I have a list of numbers extracted and need to delete the leading zeros from them, but when i do so, the command I am using also deletes numbers that end in Zero as well. eg 10, 20, 30, etc
this is part of a larger script and the only way I can think of is to try and detect the 10,20 30 etc in the first part of a if statement then deal with the remainder but that i think is quite messy as there may be many of them
Ideas?
My input to check is like this file below and trying to process with this code snipopet
file="leadingzero.txt" # input filename
while read line
do
wardevent=${line##*[!1-9]} # remove leading Zero from the line
echo $wardevent
done <"$file"
Sorry for that and thanks
Yes i would like the output without the leading zeros as per this
$ awk '{$1+=0}1' file
Is there a way to do it using string processing rather than calling awk?
Reason being as the section of the file is only a selection from a much larger line that is processed as part of a much larger string. The rest of the code pulls out the numbers and then I need to stip the leading zeros before putting them in an array.
I only included the extracted part to avoid confusion with the rest of the code.
In case you are interested in a much more efficient string processing approach which does not need to create an entirely new shell just to strip the zeroes, here's a modified version of pamu's suggestion:
while
read line
do
wardevent=${line#"${line%%[!0]*}"}
echo $wardevent
done
That assumes (like pamu's suggestion) that the value of $line consists of nothing but digits. If that is not the case, then the read statement needs to be fortified and the echo statement should be abandoned in favor of printf and $wardevent double-quoted.
Like the shell built-in numerics, printf "%d" treats a value with a leading 0 as an octal value, so 08 and 09 give error.
A workaround is printf "%.f" .
printf is a poor approach. Post #3 states that the result of stripping the leading zeroes will be saved for further use. To save printf's output, it's necessary to use command substitution, which does not improve upon the already accepted solution, $(expr ...) .
If the shell (or shells) which must run this code support the base# notation, I recommend MadeInGermany's arithmetic expansion approach, $((10#$v)) . It's efficient and so simple that it's immediately understandable.
If the code must run on a shell which does not support base# , then my suggestion is probably the best choice.
@alister, it would improve somewhat upon the accepted solution, since expr is an external command, whereas printf is not, although both would be slower than your suggested variable expansion of course.
Also $((10#$v)) is not available in every POSIX compliant shell like you stated
An advantage of the printf approach is that it would also handle cases like floating point and scientific notation and/or a leading plus signs..
Didn't I answer the question in post #4 in a way that others have replicated with more complex code?

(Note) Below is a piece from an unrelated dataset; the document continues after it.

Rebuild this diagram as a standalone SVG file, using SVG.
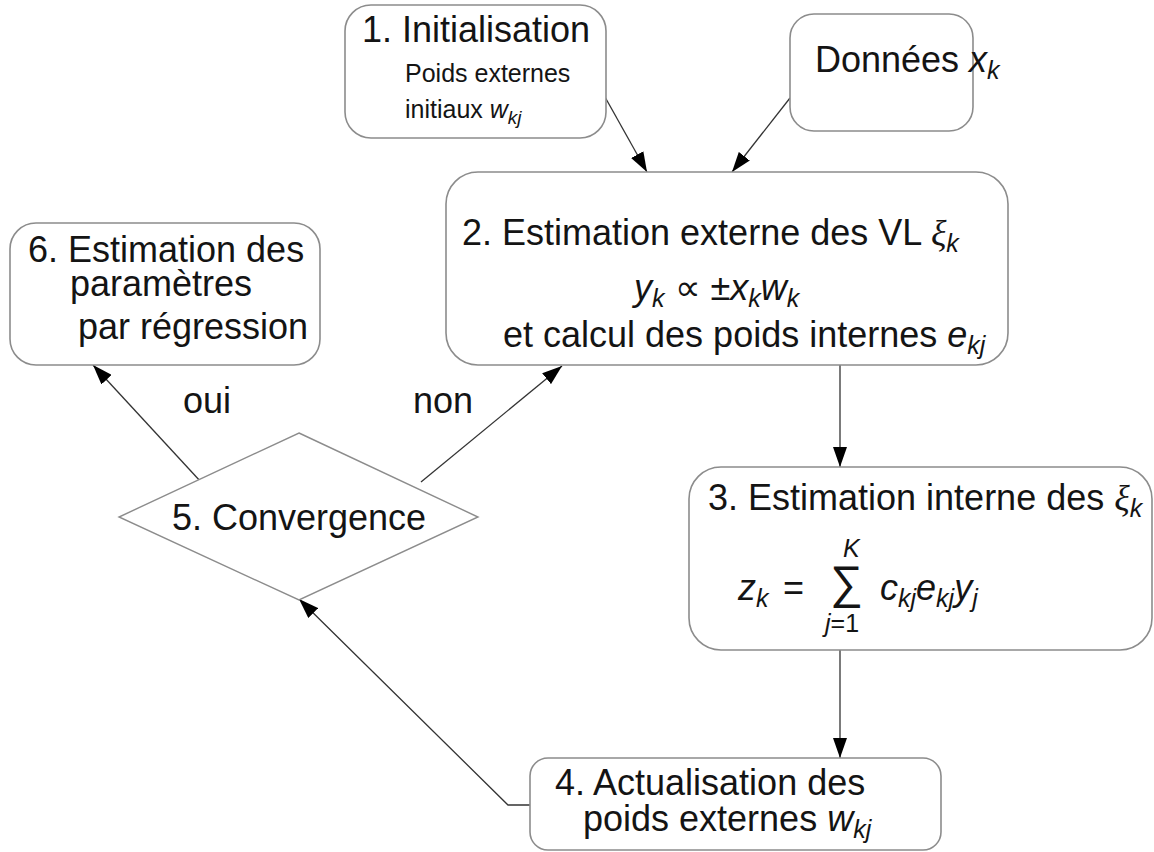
<svg xmlns="http://www.w3.org/2000/svg" width="1154" height="852" viewBox="0 0 1154 852">
<defs>
<style>
.box{fill:#fff;stroke:#8c8c8c;stroke-width:1.6}
.t{font-family:"Liberation Sans",Arial,sans-serif;fill:#141414}
.big{font-size:36px}
.sm{font-size:25px}
.sub{font-size:25px;font-style:italic}
.it{font-style:italic}
.edge{fill:none;stroke:#333;stroke-width:1.3}
</style>
<marker id="ah" markerUnits="userSpaceOnUse" viewBox="0 0 20 14" refX="20" refY="7" markerWidth="20" markerHeight="14" orient="auto">
<path d="M0,0 L20,7 L0,14 z" fill="#000"/>
</marker>
</defs>
<rect width="1154" height="852" fill="#fff"/>

<g id="connectors">
<line class="edge" x1="605" y1="97" x2="647" y2="172" marker-end="url(#ah)"/>
<line class="edge" x1="790" y1="98" x2="732" y2="172" marker-end="url(#ah)"/>
<line class="edge" x1="840" y1="365" x2="840" y2="467" marker-end="url(#ah)"/>
<line class="edge" x1="840" y1="650" x2="840" y2="758" marker-end="url(#ah)"/>
<polyline class="edge" points="530,805 508,805 299,599" marker-end="url(#ah)"/>
<line class="edge" x1="201" y1="482" x2="93" y2="365" marker-end="url(#ah)"/>
<line class="edge" x1="421" y1="482" x2="562" y2="366" marker-end="url(#ah)"/>
<text class="t big" x="183" y="413">oui</text>
<text class="t big" x="413" y="413">non</text>
</g>

<g id="n1">
<rect class="box" x="345" y="5" width="261" height="133" rx="26"/>
<text class="t big" x="362" y="42">1. Initialisation</text>
<text class="t sm" x="405" y="82">Poids externes</text>
<text class="t sm" x="405" y="118">initiaux <tspan class="it">w</tspan><tspan class="it" font-size="19" dy="6">kj</tspan></text>
</g>

<g id="n0">
<rect class="box" x="790" y="14" width="183" height="117" rx="24"/>
<text class="t big" x="815" y="72">Données <tspan class="it">x</tspan><tspan class="sub" dy="7">k</tspan></text>
</g>

<g id="n2">
<rect class="box" x="446" y="172" width="562" height="193" rx="32"/>
<text class="t big" x="462" y="245">2. Estimation externe des VL <tspan font-family="Liberation Serif" class="it">ξ</tspan><tspan class="sub" dy="7">k</tspan></text>
<text class="t big" x="634" y="300"><tspan class="it">y</tspan><tspan class="sub" dy="7">k</tspan><tspan dy="-7"> ∝ ±</tspan><tspan class="it">x</tspan><tspan class="sub" dy="7">k</tspan><tspan class="it" dy="-7">w</tspan><tspan class="sub" dy="7">k</tspan></text>
<text class="t big" x="503" y="347">et calcul des poids internes <tspan class="it">e</tspan><tspan class="sub" dy="7">kj</tspan></text>
</g>

<g id="n6">
<rect class="box" x="10" y="223" width="310" height="142" rx="26"/>
<text class="t big" x="28" y="262">6. Estimation des</text>
<text class="t big" x="70" y="296">paramètres</text>
<text class="t big" x="78" y="339">par régression</text>
</g>

<g id="n5">
<polygon points="299,433 478,517 299,600 119,517" fill="#fff" stroke="#8c8c8c" stroke-width="1.4"/>
<text class="t big" x="299" y="530" text-anchor="middle">5. Convergence</text>
</g>

<g id="n3">
<rect class="box" x="689" y="467" width="463" height="183" rx="32"/>
<text class="t big" x="708" y="510">3. Estimation interne des <tspan font-family="Liberation Serif" class="it">ξ</tspan><tspan class="sub" dy="7">k</tspan></text>
<text class="t big" x="738" y="600"><tspan class="it">z</tspan><tspan class="sub" dy="7">k</tspan></text>
<text class="t big" x="783" y="600">=</text>
<text class="t" font-size="46" x="830" y="598">∑</text>
<text class="t it" font-size="25" x="843" y="557">K</text>
<text class="t" font-size="25" x="825" y="632"><tspan class="it">j</tspan>=1</text>
<text class="t big" x="880" y="600"><tspan class="it">c</tspan><tspan class="sub" dy="7">kj</tspan><tspan class="it" dy="-7">e</tspan><tspan class="sub" dy="7">kj</tspan><tspan class="it" dy="-7">y</tspan><tspan class="sub" dy="7">j</tspan></text>
</g>

<g id="n4">
<rect class="box" x="530" y="758" width="411" height="92" rx="18"/>
<text class="t big" x="555" y="795">4. Actualisation des</text>
<text class="t big" x="583" y="831">poids externes <tspan class="it">w</tspan><tspan class="sub" dy="7">kj</tspan></text>
</g>
</svg>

I've written it as ksh, but the same works for bash
Not sure what all the worry is about.
For a faster process not reading line by line & looping, how about:-
sed s/^0*//g file
Does that fit the bill? It works for me.
I'd like to learn what I missed earlier and see if this is a better fit. :rolleyes:
So have I missed the point?
My reading of part of post #3:-
This suggested to me that there was more data on the line, not that the file was just a single column of numbers, which is why I gave a solution for a file like this:-
0001
0002 123
0003 Hello
Ho hum, I suppose that it will work for either. Do we have a happy questioner? That's the important bit I suppose. :rolleyes:
.... and hey, I've learnt a few techniques too, so I'm happy.
Hi robin we do have a happy Questioner
Lots of great ideas and solutions in here.
the reason I did not want to run either sed or awk is that the number in question is clipped out of a much longer line ( as a string). this has to repeated for many lines in the original files. Shelling out to awk / sed will make the loop processing to complicated where doing as part of a string is relatively easy within the loop.
Also this is a bash script but for the original question that was not important, but certainly interesting to read the differences in the responses.